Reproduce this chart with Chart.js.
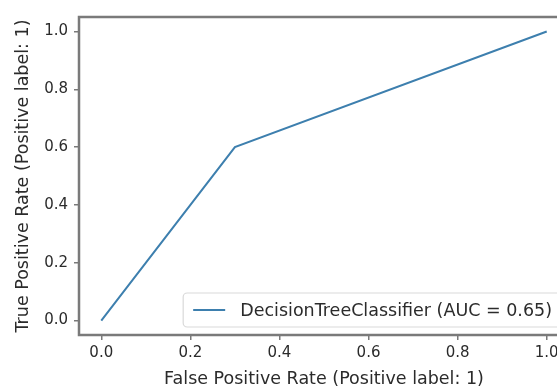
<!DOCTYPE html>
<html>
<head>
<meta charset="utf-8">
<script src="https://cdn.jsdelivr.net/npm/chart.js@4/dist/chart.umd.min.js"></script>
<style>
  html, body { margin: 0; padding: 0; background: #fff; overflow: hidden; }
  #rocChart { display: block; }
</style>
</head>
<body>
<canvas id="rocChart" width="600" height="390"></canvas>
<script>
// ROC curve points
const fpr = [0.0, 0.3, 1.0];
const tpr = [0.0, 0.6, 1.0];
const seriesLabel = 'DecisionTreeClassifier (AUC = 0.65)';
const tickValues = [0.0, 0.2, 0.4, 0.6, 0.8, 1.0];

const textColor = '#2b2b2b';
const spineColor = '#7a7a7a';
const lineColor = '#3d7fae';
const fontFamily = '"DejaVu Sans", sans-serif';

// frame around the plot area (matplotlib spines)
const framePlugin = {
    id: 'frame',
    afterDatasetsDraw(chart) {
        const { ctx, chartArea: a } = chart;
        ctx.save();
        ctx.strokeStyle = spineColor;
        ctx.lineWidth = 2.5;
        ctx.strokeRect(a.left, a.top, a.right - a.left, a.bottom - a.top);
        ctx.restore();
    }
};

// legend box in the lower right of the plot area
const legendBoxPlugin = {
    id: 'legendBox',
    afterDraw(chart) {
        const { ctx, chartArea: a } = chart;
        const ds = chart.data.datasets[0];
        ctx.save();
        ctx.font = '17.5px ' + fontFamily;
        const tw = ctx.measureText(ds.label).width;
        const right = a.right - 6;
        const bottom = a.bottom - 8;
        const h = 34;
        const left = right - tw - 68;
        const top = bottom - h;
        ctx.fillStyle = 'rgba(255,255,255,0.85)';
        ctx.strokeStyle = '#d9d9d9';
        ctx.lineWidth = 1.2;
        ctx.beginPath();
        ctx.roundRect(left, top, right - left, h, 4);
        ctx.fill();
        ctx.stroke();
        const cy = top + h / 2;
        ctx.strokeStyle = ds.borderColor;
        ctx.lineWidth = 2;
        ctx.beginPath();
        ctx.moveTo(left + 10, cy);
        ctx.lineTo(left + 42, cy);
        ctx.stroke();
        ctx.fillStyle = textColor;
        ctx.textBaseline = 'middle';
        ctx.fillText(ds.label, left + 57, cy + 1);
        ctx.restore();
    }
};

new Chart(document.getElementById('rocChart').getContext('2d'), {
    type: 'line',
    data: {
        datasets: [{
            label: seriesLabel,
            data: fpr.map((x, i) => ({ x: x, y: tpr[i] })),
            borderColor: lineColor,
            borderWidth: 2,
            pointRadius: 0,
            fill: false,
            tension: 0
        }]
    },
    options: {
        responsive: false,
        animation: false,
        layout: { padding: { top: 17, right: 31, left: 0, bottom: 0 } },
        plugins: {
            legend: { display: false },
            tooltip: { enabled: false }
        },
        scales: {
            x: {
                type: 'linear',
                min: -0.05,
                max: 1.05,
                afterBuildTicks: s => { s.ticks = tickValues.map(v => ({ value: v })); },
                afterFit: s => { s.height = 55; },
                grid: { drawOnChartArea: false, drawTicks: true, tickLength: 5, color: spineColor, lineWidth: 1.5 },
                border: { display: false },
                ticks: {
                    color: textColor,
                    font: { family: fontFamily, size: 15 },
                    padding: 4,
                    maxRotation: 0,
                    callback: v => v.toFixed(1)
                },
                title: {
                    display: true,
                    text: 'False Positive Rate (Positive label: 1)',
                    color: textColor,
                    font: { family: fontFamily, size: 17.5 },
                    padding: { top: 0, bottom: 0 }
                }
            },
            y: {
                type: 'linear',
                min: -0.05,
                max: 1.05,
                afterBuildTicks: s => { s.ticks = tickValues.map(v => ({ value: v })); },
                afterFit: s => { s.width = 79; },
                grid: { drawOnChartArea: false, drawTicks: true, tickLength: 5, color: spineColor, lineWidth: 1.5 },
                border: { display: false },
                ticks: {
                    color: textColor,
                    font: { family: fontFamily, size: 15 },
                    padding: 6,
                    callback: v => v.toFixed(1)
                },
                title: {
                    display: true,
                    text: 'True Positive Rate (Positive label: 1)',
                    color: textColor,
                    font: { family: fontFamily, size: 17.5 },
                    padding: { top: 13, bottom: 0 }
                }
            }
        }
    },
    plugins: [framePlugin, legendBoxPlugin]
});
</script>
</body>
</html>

──────────────────────────────

__TO BE DONE__
Repeat the data exactly in full, omitting its pictures.

__EXERCISE ANSWER__
Reproduce this chart with Chart.js.
<!DOCTYPE html>
<html>
<head>
<meta charset="utf-8">
<script src="https://cdn.jsdelivr.net/npm/chart.js@4/dist/chart.umd.min.js"></script>
<style>
  html, body { margin: 0; padding: 0; background: #fff; overflow: hidden; }
  #rocChart { display: block; }
</style>
</head>
<body>
<canvas id="rocChart" width="600" height="390"></canvas>
<script>
// ROC curve points
const fpr = [0.0, 0.3, 1.0];
const tpr = [0.0, 0.6, 1.0];
const seriesLabel = 'DecisionTreeClassifier (AUC = 0.65)';
const tickValues = [0.0, 0.2, 0.4, 0.6, 0.8, 1.0];

const textColor = '#2b2b2b';
const spineColor = '#7a7a7a';
const lineColor = '#3d7fae';
const fontFamily = '"DejaVu Sans", sans-serif';

// frame around the plot area (matplotlib spines)
const framePlugin = {
    id: 'frame',
    afterDatasetsDraw(chart) {
        const { ctx, chartArea: a } = chart;
        ctx.save();
        ctx.strokeStyle = spineColor;
        ctx.lineWidth = 2.5;
        ctx.strokeRect(a.left, a.top, a.right - a.left, a.bottom - a.top);
        ctx.restore();
    }
};

// legend box in the lower right of the plot area
const legendBoxPlugin = {
    id: 'legendBox',
    afterDraw(chart) {
        const { ctx, chartArea: a } = chart;
        const ds = chart.data.datasets[0];
        ctx.save();
        ctx.font = '17.5px ' + fontFamily;
        const tw = ctx.measureText(ds.label).width;
        const right = a.right - 6;
        const bottom = a.bottom - 8;
        const h = 34;
        const left = right - tw - 68;
        const top = bottom - h;
        ctx.fillStyle = 'rgba(255,255,255,0.85)';
        ctx.strokeStyle = '#d9d9d9';
        ctx.lineWidth = 1.2;
        ctx.beginPath();
        ctx.roundRect(left, top, right - left, h, 4);
        ctx.fill();
        ctx.stroke();
        const cy = top + h / 2;
        ctx.strokeStyle = ds.borderColor;
        ctx.lineWidth = 2;
        ctx.beginPath();
        ctx.moveTo(left + 10, cy);
        ctx.lineTo(left + 42, cy);
        ctx.stroke();
        ctx.fillStyle = textColor;
        ctx.textBaseline = 'middle';
        ctx.fillText(ds.label, left + 57, cy + 1);
        ctx.restore();
    }
};

new Chart(document.getElementById('rocChart').getContext('2d'), {
    type: 'line',
    data: {
        datasets: [{
            label: seriesLabel,
            data: fpr.map((x, i) => ({ x: x, y: tpr[i] })),
            borderColor: lineColor,
            borderWidth: 2,
            pointRadius: 0,
            fill: false,
            tension: 0
        }]
    },
    options: {
        responsive: false,
        animation: false,
        layout: { padding: { top: 17, right: 31, left: 0, bottom: 0 } },
        plugins: {
            legend: { display: false },
            tooltip: { enabled: false }
        },
        scales: {
            x: {
                type: 'linear',
                min: -0.05,
                max: 1.05,
                afterBuildTicks: s => { s.ticks = tickValues.map(v => ({ value: v })); },
                afterFit: s => { s.height = 55; },
                grid: { drawOnChartArea: false, drawTicks: true, tickLength: 5, color: spineColor, lineWidth: 1.5 },
                border: { display: false },
                ticks: {
                    color: textColor,
                    font: { family: fontFamily, size: 15 },
                    padding: 4,
                    maxRotation: 0,
                    callback: v => v.toFixed(1)
                },
                title: {
                    display: true,
                    text: 'False Positive Rate (Positive label: 1)',
                    color: textColor,
                    font: { family: fontFamily, size: 17.5 },
                    padding: { top: 0, bottom: 0 }
                }
            },
            y: {
                type: 'linear',
                min: -0.05,
                max: 1.05,
                afterBuildTicks: s => { s.ticks = tickValues.map(v => ({ value: v })); },
                afterFit: s => { s.width = 79; },
                grid: { drawOnChartArea: false, drawTicks: true, tickLength: 5, color: spineColor, lineWidth: 1.5 },
                border: { display: false },
                ticks: {
                    color: textColor,
                    font: { family: fontFamily, size: 15 },
                    padding: 6,
                    callback: v => v.toFixed(1)
                },
                title: {
                    display: true,
                    text: 'True Positive Rate (Positive label: 1)',
                    color: textColor,
                    font: { family: fontFamily, size: 17.5 },
                    padding: { top: 13, bottom: 0 }
                }
            }
        }
    },
    plugins: [framePlugin, legendBoxPlugin]
});
</script>
</body>
</html>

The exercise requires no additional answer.